The Duggan family had emigrated to New York from Co. Limerick in July 1857, Dan’s father Gordon having died during the Famine years. In the United States they made their home at 53 East Broadway on Manhattan. Dan was a slater and plasterer by trade, but between the Panic of 1857 and the Civil War he struggled to get regular work, able only to secure occasional labouring positions. It was apparently this that led him to enlist. His 5th regiment served out the Civil War in New Mexico, where they were involved in some of the most westerly fighting to take place during the conflict. In 1867 they were moved to Kansas in order to protect new settlers moving into the west. It was during the journey that Dan fell ill.
Fort Hays K.S.
November 17th 1867
Mrs Mary Duggan
Maddam I received your welcome letter of Novb 7th last and was glad to receive a note from the mother of my friend Danial Duggan who departed this life August 8th 1867 at Fort Wallace Kansas after a long march from New Mexico and was in good health all the time up to the day he took sick he died with Cholera after suffering 4 hours only. He died without a Clergy Man as did a great manny more of my old friends the same day and next day.
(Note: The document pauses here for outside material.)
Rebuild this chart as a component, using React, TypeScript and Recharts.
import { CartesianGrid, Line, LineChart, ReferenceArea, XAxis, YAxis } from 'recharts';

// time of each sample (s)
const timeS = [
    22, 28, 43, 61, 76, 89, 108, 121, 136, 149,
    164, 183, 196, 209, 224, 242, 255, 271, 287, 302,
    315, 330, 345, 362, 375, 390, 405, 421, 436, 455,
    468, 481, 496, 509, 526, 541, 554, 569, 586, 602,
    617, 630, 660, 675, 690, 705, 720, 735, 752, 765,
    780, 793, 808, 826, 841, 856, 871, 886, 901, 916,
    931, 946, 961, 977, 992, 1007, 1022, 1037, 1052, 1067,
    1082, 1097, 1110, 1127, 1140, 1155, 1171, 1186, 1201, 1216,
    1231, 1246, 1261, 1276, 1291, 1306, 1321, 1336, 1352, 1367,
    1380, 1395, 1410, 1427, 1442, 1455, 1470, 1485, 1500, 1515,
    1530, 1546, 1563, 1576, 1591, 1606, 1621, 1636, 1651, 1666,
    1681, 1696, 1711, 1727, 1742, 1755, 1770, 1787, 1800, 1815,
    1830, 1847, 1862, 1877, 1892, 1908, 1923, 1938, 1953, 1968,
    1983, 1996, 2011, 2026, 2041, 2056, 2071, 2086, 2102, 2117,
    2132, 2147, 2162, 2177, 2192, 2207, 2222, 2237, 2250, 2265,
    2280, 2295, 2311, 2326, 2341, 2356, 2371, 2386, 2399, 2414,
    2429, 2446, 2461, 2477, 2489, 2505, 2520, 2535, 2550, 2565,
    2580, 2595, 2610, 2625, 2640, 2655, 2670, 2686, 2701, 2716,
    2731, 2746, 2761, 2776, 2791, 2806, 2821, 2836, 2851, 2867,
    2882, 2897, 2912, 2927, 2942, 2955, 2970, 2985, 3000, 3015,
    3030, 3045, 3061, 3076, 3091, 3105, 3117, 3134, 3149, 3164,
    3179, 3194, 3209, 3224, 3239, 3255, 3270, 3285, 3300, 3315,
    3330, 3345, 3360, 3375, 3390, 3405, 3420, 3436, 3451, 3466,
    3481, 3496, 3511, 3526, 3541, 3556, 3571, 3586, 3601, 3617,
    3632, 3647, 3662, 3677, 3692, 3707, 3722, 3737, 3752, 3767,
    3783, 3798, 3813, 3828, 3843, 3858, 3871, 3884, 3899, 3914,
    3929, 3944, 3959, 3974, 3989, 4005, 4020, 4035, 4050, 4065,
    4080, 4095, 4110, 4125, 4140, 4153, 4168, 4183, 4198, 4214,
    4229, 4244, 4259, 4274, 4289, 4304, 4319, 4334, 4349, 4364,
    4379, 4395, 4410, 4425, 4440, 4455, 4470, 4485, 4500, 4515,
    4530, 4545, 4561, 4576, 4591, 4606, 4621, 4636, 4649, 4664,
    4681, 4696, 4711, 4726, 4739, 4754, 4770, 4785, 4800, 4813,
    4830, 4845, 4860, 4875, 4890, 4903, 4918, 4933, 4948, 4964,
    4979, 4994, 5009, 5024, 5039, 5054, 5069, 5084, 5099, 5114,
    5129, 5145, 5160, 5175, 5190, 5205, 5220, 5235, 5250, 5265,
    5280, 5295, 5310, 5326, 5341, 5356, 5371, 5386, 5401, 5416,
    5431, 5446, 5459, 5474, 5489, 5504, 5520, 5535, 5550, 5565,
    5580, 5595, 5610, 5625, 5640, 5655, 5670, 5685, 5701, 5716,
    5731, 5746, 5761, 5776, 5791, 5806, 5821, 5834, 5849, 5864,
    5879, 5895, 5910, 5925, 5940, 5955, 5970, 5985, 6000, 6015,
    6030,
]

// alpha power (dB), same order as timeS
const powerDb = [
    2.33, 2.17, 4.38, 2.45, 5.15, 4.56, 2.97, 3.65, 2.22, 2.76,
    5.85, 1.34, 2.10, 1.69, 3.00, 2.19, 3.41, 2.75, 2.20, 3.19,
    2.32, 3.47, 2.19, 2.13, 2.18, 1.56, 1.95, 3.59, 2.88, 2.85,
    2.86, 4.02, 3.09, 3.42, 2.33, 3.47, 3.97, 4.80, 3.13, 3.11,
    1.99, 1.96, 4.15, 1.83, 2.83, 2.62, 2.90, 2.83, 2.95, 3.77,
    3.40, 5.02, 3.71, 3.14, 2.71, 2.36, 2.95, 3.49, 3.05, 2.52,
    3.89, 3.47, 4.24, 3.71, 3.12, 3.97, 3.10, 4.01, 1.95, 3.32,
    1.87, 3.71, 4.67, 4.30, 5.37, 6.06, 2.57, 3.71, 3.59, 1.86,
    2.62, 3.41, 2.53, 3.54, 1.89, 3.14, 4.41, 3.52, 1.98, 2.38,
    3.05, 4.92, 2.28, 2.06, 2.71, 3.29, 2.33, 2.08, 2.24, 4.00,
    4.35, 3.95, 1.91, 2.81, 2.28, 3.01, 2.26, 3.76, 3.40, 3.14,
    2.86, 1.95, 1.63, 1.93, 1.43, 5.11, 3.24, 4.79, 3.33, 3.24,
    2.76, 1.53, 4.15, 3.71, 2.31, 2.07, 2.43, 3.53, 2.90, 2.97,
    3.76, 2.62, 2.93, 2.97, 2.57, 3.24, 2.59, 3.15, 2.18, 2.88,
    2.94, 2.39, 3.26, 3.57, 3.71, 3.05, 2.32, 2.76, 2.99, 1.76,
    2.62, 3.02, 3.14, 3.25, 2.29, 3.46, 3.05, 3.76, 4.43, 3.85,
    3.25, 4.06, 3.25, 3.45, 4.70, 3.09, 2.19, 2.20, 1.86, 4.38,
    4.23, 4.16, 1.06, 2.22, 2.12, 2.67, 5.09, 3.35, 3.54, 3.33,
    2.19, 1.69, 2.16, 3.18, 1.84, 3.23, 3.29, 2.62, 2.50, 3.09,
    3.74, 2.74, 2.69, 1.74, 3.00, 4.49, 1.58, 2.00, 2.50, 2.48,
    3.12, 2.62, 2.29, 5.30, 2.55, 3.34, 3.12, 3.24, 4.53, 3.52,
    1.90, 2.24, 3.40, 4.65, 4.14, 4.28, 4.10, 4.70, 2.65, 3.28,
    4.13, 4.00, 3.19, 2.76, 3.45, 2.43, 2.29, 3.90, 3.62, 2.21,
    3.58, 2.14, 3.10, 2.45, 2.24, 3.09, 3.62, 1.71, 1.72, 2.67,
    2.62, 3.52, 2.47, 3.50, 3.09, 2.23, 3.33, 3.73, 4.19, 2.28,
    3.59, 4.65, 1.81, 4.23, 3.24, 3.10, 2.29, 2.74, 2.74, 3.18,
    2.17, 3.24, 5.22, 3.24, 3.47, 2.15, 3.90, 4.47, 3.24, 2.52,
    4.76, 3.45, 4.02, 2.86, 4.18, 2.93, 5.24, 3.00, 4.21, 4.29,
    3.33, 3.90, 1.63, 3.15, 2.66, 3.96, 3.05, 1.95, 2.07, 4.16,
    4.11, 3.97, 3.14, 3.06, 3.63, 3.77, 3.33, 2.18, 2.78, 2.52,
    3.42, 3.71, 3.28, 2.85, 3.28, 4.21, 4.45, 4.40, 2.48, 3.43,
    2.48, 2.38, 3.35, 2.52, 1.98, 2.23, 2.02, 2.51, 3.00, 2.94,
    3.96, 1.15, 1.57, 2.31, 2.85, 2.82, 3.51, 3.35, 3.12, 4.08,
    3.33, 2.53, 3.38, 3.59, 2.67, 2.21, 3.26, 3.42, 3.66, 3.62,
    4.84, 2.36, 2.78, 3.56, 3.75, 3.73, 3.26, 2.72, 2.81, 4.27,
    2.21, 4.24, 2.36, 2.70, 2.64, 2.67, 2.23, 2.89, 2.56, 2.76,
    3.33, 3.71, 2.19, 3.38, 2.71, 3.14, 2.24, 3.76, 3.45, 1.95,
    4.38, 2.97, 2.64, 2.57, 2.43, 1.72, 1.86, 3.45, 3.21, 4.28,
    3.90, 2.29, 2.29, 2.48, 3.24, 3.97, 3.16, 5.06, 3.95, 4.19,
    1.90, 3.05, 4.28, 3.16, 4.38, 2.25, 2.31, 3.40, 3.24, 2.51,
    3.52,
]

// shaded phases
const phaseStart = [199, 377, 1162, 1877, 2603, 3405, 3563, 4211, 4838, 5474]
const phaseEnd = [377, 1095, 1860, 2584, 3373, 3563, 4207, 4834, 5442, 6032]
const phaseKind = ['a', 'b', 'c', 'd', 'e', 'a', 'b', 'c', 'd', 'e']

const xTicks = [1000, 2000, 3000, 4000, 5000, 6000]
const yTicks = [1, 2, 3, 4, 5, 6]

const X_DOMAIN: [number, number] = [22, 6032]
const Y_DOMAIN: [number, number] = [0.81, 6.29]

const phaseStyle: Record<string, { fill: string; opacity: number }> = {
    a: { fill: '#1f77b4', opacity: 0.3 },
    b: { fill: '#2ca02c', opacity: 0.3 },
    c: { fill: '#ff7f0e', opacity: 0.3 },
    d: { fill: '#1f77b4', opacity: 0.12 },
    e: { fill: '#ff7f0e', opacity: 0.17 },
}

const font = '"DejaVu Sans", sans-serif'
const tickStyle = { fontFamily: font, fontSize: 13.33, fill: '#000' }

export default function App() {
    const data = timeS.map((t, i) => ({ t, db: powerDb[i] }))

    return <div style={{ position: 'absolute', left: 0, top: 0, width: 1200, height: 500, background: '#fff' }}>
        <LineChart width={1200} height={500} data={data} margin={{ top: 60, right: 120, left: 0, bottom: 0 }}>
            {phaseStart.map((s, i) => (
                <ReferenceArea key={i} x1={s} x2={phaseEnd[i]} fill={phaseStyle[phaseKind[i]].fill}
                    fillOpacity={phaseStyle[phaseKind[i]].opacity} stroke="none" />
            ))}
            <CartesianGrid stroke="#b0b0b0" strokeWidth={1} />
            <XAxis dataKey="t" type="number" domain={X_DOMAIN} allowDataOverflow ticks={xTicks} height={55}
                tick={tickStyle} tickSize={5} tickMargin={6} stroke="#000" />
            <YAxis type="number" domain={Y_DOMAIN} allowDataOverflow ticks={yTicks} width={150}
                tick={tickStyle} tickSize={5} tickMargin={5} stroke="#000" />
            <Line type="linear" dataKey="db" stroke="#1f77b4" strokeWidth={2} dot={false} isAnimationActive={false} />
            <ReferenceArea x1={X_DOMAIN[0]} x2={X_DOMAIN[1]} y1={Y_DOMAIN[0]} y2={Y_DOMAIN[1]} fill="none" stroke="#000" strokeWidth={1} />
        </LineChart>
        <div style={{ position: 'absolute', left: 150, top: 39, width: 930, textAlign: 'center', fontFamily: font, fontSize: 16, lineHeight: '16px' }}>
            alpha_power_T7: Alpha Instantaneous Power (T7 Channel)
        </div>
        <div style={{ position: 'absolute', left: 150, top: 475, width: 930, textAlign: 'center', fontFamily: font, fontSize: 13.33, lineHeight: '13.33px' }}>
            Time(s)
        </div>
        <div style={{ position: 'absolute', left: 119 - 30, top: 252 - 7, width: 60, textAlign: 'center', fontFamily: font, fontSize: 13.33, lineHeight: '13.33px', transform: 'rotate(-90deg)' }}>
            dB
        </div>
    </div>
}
I attended to Dan untill he died he departed this life with a good will after a fue remarks I made to him in those words so cheering as I thought: Dan you are a Roman Catholic and put your Trust in God and he said he would, asking me to remember him to his dear mother and sister. So saying he took my hand in his and bid me a last farewell. His old company interd him the next day with the honour due to a good soldier. May he rest in peace amen.
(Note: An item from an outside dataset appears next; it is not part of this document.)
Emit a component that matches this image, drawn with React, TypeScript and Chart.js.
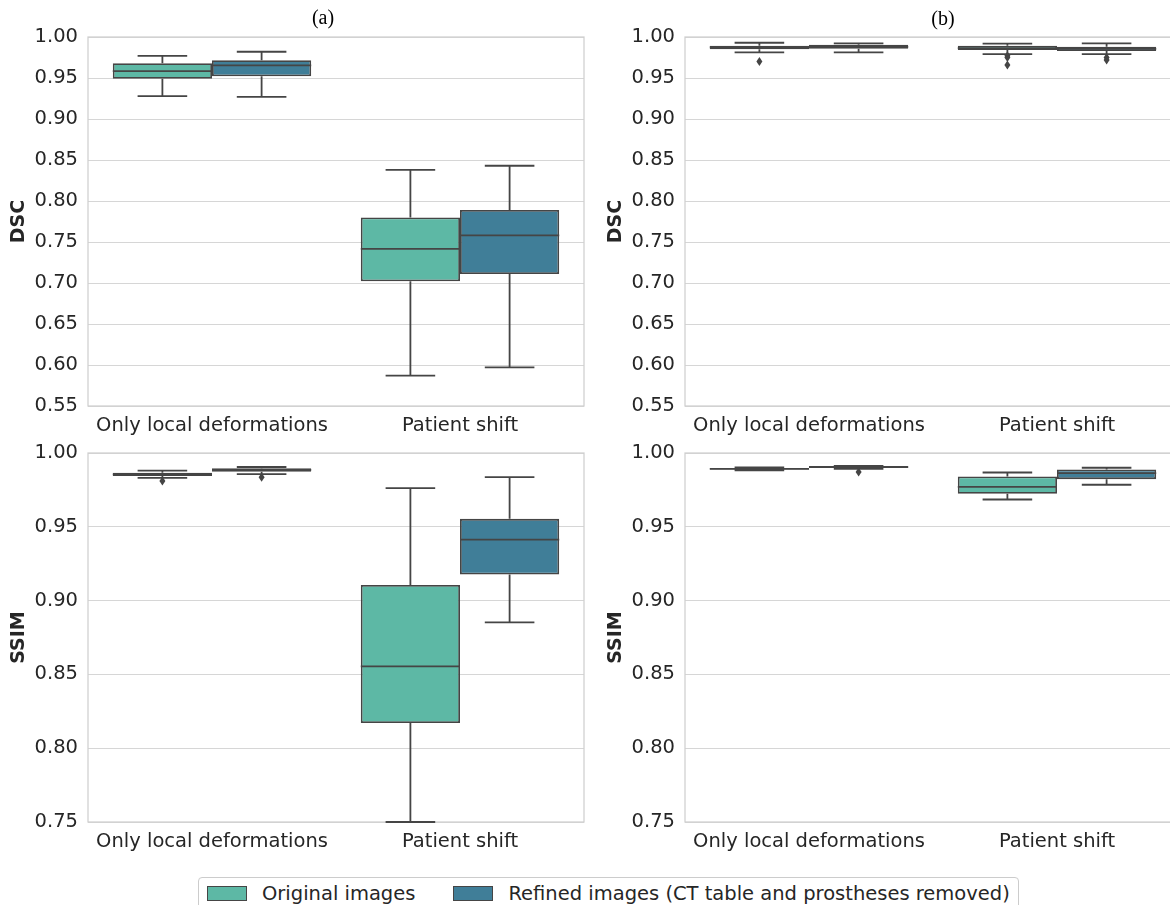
import React, { useEffect, useRef } from 'react';
import { Chart, registerables } from 'chart.js';

Chart.register(...registerables);

// ---------- data ----------
const categories = ['Only local deformations', 'Patient shift'];
const seriesNames = ['Original images', 'Refined images (CT table and prostheses removed)'];
const seriesColors = ['#5db8a5', '#407e98'];
const lineColor = '#454545';

const dscTicks = [0.55, 0.6, 0.65, 0.7, 0.75, 0.8, 0.85, 0.9, 0.95, 1.0];
const ssimTicks = [0.75, 0.8, 0.85, 0.9, 0.95, 1.0];

// panel (a), DSC
const dscAOriginal = {
  lo: [0.928, 0.587], q1: [0.949, 0.702], med: [0.9585, 0.7415], q3: [0.968, 0.78], hi: [0.977, 0.838],
  out: [[], []],
};
const dscARefined = {
  lo: [0.927, 0.597], q1: [0.952, 0.711], med: [0.9655, 0.758], q3: [0.9716, 0.789], hi: [0.982, 0.843],
  out: [[], []],
};
// panel (b), DSC
const dscBOriginal = {
  lo: [0.9813, 0.979], q1: [0.985, 0.9841], med: [0.9875, 0.9865], q3: [0.9894, 0.9894], hi: [0.993, 0.992],
  out: [[0.97], [0.977, 0.975, 0.966]],
};
const dscBRefined = {
  lo: [0.9813, 0.979], q1: [0.9857, 0.983], med: [0.988, 0.9855], q3: [0.9906, 0.988], hi: [0.9923, 0.9923],
  out: [[], [0.975, 0.972]],
};
// panel (a), SSIM
const ssimAOriginal = {
  lo: [0.9832, 0.75], q1: [0.9845, 0.8171], med: [0.9855, 0.8554], q3: [0.9866, 0.9106], hi: [0.988, 0.9762],
  out: [[0.981], []],
};
const ssimARefined = {
  lo: [0.9857, 0.8852], q1: [0.9873, 0.9176], med: [0.9885, 0.9413], q3: [0.9896, 0.9554], hi: [0.9905, 0.9837],
  out: [[0.9835], []],
};
// panel (b), SSIM
const ssimBOriginal = {
  lo: [0.9883, 0.9685], q1: [0.9888, 0.9724], med: [0.9893, 0.9771], q3: [0.9898, 0.9841], hi: [0.9903, 0.9868],
  out: [[], []],
};
const ssimBRefined = {
  lo: [0.9893, 0.9785], q1: [0.9902, 0.9823], med: [0.9905, 0.9864], q3: [0.9908, 0.9889], hi: [0.9913, 0.99],
  out: [[0.9871], []],
};

type BoxSeries = { lo: number[]; q1: number[]; med: number[]; q3: number[]; hi: number[]; out: number[][] };

const FONT = "'DejaVu Sans', 'Noto Sans', sans-serif";
const TEXT = '#262626';

function BoxPanel(props: { left: number; top: number; yLabel: string; ticks: number[]; series: BoxSeries[] }) {
  const ref = useRef<HTMLCanvasElement | null>(null);
  useEffect(() => {
    if (!ref.current) return;
    const series = props.series;
    const ticks = props.ticks;

    const framePlugin = {
      id: 'frame',
      beforeDatasetsDraw(chart: any) {
        const { ctx, chartArea } = chart;
        ctx.save();
        ctx.strokeStyle = '#cfcfcf';
        ctx.lineWidth = 1.25;
        ctx.strokeRect(chartArea.left, chartArea.top, chartArea.right - chartArea.left, chartArea.bottom - chartArea.top);
        ctx.restore();
      },
    };

    const boxPlugin = {
      id: 'boxExtras',
      afterDatasetsDraw(chart: any) {
        const { ctx, chartArea } = chart;
        const y = chart.scales.y;
        ctx.save();
        ctx.beginPath();
        ctx.rect(chartArea.left - 2, chartArea.top - 2, chartArea.right - chartArea.left + 4, chartArea.bottom - chartArea.top + 4);
        ctx.clip();
        ctx.strokeStyle = lineColor;
        ctx.fillStyle = lineColor;
        ctx.lineWidth = 1.8;
        series.forEach((s, di) => {
          const meta = chart.getDatasetMeta(di);
          meta.data.forEach((el: any, j: number) => {
            const { x, width } = el.getProps(['x', 'width'], true);
            const half = width / 2;
            const capHalf = width / 4;
            const yq1 = y.getPixelForValue(s.q1[j]);
            const yq3 = y.getPixelForValue(s.q3[j]);
            const ylo = y.getPixelForValue(s.lo[j]);
            const yhi = y.getPixelForValue(s.hi[j]);
            const ymed = y.getPixelForValue(s.med[j]);
            ctx.beginPath();
            // whiskers
            ctx.moveTo(x, yq3);
            ctx.lineTo(x, yhi);
            ctx.moveTo(x, yq1);
            ctx.lineTo(x, ylo);
            // caps
            ctx.moveTo(x - capHalf, yhi);
            ctx.lineTo(x + capHalf, yhi);
            ctx.moveTo(x - capHalf, ylo);
            ctx.lineTo(x + capHalf, ylo);
            // median
            ctx.moveTo(x - half, ymed);
            ctx.lineTo(x + half, ymed);
            ctx.stroke();
            // outliers (thin diamonds)
            s.out[j].forEach((v) => {
              const py = y.getPixelForValue(v);
              ctx.beginPath();
              ctx.moveTo(x, py - 4.5);
              ctx.lineTo(x + 3, py);
              ctx.lineTo(x, py + 4.5);
              ctx.lineTo(x - 3, py);
              ctx.closePath();
              ctx.fill();
            });
          });
        });
        ctx.restore();
      },
    };

    const chart = new Chart(ref.current, {
      type: 'bar',
      data: {
        labels: categories,
        datasets: series.map((s, i) => ({
          label: seriesNames[i],
          data: s.q1.map((v, j) => [v, s.q3[j]]),
          backgroundColor: seriesColors[i],
          borderColor: lineColor,
          borderWidth: 1.8,
          borderSkipped: false,
          categoryPercentage: 0.8,
          barPercentage: 1.0,
        })),
      } as any,
      options: {
        responsive: false,
        animation: false,
        layout: { padding: { top: 37, right: 2, left: 0, bottom: 0 } },
        plugins: { legend: { display: false }, tooltip: { enabled: false }, title: { display: false } },
        scales: {
          x: {
            type: 'category',
            grid: { display: false },
            border: { display: false },
            ticks: { color: TEXT, font: { family: FONT, size: 19.5 }, padding: 0 },
            afterFit: (s: any) => {
              s.height = 44;
            },
          },
          y: {
            type: 'linear',
            min: ticks[0],
            max: ticks[ticks.length - 1],
            afterBuildTicks: (s: any) => {
              s.ticks = ticks.map((v) => ({ value: v }));
            },
            grid: { color: '#d6d6d6', lineWidth: 1, drawTicks: false },
            border: { display: false },
            ticks: {
              color: TEXT,
              font: { family: FONT, size: 19.5 },
              padding: 10,
              callback: (v: any) => Number(v).toFixed(2),
            },
            title: {
              display: true,
              text: props.yLabel,
              color: TEXT,
              font: { family: FONT, size: 19, weight: 'bold' },
              padding: { top: 8, bottom: 0 },
            },
            afterFit: (s: any) => {
              s.width = 88;
            },
          },
        },
      } as any,
      plugins: [framePlugin, boxPlugin],
    });
    return () => chart.destroy();
  }, []);
  return (
    <canvas
      ref={ref}
      width={586}
      height={450}
      style={{ position: 'absolute', left: props.left, top: props.top, width: 586, height: 450 }}
    />
  );
}

function LegendItem(props: { color: string; text: string; gap: number }) {
  return (
    <div style={{ display: 'flex', alignItems: 'center', marginRight: props.gap }}>
      <div
        style={{
          width: 38,
          height: 13,
          background: props.color,
          border: `1px solid ${lineColor}`,
          marginRight: 15,
        }}
      />
      <span style={{ fontFamily: FONT, fontSize: 19.5, color: TEXT, whiteSpace: 'nowrap' }}>{props.text}</span>
    </div>
  );
}

export default function App() {
  return (
    <div
      style={{
        position: 'absolute',
        left: 0,
        top: 0,
        width: 1170,
        height: 905,
        overflow: 'hidden',
        background: '#ffffff',
      }}
    >
      <BoxPanel left={0} top={0} yLabel="DSC" ticks={dscTicks} series={[dscAOriginal, dscARefined]} />
      <BoxPanel left={597} top={0} yLabel="DSC" ticks={dscTicks} series={[dscBOriginal, dscBRefined]} />
      <BoxPanel left={0} top={416} yLabel="SSIM" ticks={ssimTicks} series={[ssimAOriginal, ssimARefined]} />
      <BoxPanel left={597} top={416} yLabel="SSIM" ticks={ssimTicks} series={[ssimBOriginal, ssimBRefined]} />
      <div
        style={{
          position: 'absolute',
          left: 298,
          top: 6,
          width: 50,
          textAlign: 'center',
          fontFamily: "'Liberation Serif', serif",
          fontSize: 20,
          color: '#000',
        }}
      >
        (a)
      </div>
      <div
        style={{
          position: 'absolute',
          left: 918,
          top: 7,
          width: 50,
          textAlign: 'center',
          fontFamily: "'Liberation Serif', serif",
          fontSize: 20,
          color: '#000',
        }}
      >
        (b)
      </div>
      <div
        style={{
          position: 'absolute',
          left: 198,
          top: 877,
          height: 40,
          padding: '0 8px',
          boxSizing: 'border-box',
          border: '1px solid #cccccc',
          borderRadius: 4,
          background: '#fff',
          display: 'flex',
          alignItems: 'center',
          paddingBottom: 8,
        }}
      >
        <LegendItem color={seriesColors[0]} text={seriesNames[0]} gap={38} />
        <LegendItem color={seriesColors[1]} text={seriesNames[1]} gap={0} />
      </div>
    </div>
  );
}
Mrs Duggan I gave my captain $60 of dollars that Danial gave me the day be took sick it will be sent to you by express there are also comming to him $127 and 36 cts clothing mony, $75 bounty one month and 8 days Corporals pay propper and 8.36 dollars back pay all this you can obtain by getting some one to write to the Adjutant General of the Army.
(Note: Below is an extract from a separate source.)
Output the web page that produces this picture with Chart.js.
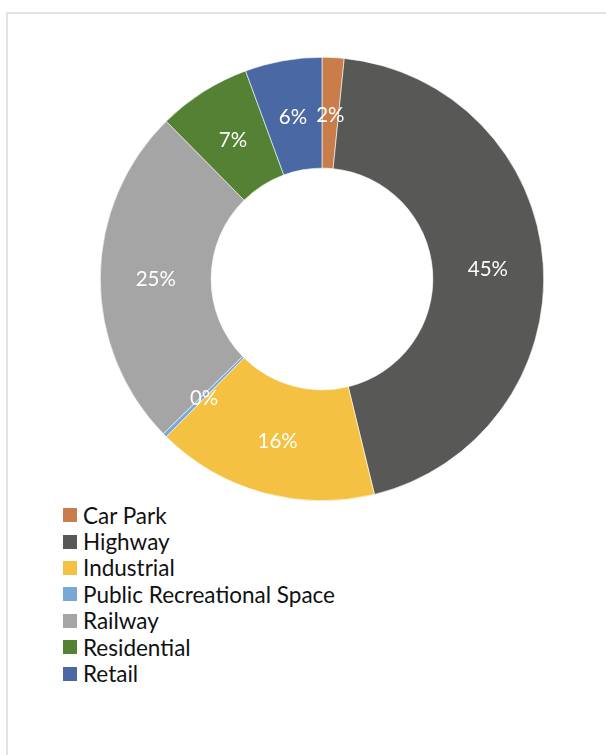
<!DOCTYPE html>
<html lang="en">
<head>
    <meta charset="UTF-8">
    <title>Land use</title>
    <script src="https://cdn.jsdelivr.net/npm/chart.js"></script>
    <style>
        body { margin: 0; background: #fff; font-family: Lato, sans-serif; }
        .frame {
            position: absolute; left: 6px; top: 12px;
            width: 640px; height: 800px;
            border: 2px solid #e3e3e3;
        }
        .chart-box { position: absolute; left: 100px; top: 57px; width: 444px; height: 444px; }
        #legend { position: absolute; left: 63px; top: 502px; margin: 0; padding: 0; list-style: none; }
        #legend li { height: 26.4px; display: flex; align-items: center; font-size: 22.5px; color: #111; }
        #legend span { display: inline-block; width: 14px; height: 14px; margin-right: 6px; }
    </style>
</head>
<body>
    <div class="frame"></div>
    <div class="chart-box">
        <canvas id="chart"></canvas>
    </div>
    <ul id="legend"></ul>

    <script>
        const categories = ["Car Park", "Highway", "Industrial", "Public Recreational Space", "Railway", "Residential", "Retail"];
        const shares = [1.6, 44.6, 16.2, 0.3, 24.9, 6.8, 5.6];
        const colors = ["#c87d4b", "#585856", "#f4c142", "#78a8d6", "#a5a5a5", "#548133", "#4a68a4"];

        // percentage labels in the middle of each ring segment
        const sliceLabels = {
            id: "sliceLabels",
            afterDatasetsDraw(chart) {
                const ctx = chart.ctx;
                const meta = chart.getDatasetMeta(0);
                const total = shares.reduce((a, b) => a + b, 0);
                ctx.save();
                ctx.fillStyle = "#fff";
                ctx.font = "20.5px Lato";
                ctx.textAlign = "center";
                ctx.textBaseline = "middle";
                meta.data.forEach((arc, i) => {
                    const p = arc.tooltipPosition();
                    ctx.fillText(Math.round(shares[i] / total * 100) + "%", p.x, p.y + 2);
                });
                ctx.restore();
            }
        };

        const chart = new Chart(document.getElementById("chart"), {
            type: "doughnut",
            data: {
                labels: categories,
                datasets: [{
                    data: shares,
                    backgroundColor: colors,
                    borderColor: "#fff",
                    borderWidth: 0.6
                }]
            },
            options: {
                responsive: true,
                maintainAspectRatio: false,
                animation: false,
                cutout: "50%",
                plugins: {
                    legend: { display: false },
                    tooltip: { enabled: false }
                }
            },
            plugins: [sliceLabels]
        });

        const legend = document.getElementById("legend");
        chart.options.plugins.legend.labels.generateLabels(chart).forEach(item => {
            const li = document.createElement("li");
            const box = document.createElement("span");
            box.style.background = item.fillStyle;
            li.appendChild(box);
            li.appendChild(document.createTextNode(item.text));
            legend.appendChild(li);
        });
    </script>
</body>
</html>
Please Mam answer back soon
And I remain your obedient friend
Denis Byrne
1st Sergt Company G 5th US Inf
There are a number of interesting elements to the letter. As we have seen countless times, it was a fellow Irish American who took it upon himself to inform Dan’s mother as to his fate- a marker of how tight knit these ethnic groups tended to be in service. Denis also does his best to reassure Dan’s mother that–despite the absence of a priest to administer last rites–he had a “good death.” The passage where Denis describes Dan’s final moments is particularly poignant. The wider Duggan pension file also provides us with an interesting insight into working-class letter curation. The family reported that this letter was the only one that survived, and that the other correspondence Dan had sent home had been destroyed. This was a common occurrence among poorer families, who could not keep lots of personal possessions, and often were only partially literate. That is one of the reasons there is a relative dearth of correspondence from working-class Civil War soldiers and sailors–and one of the reasons the pension files are such an invaluable resource.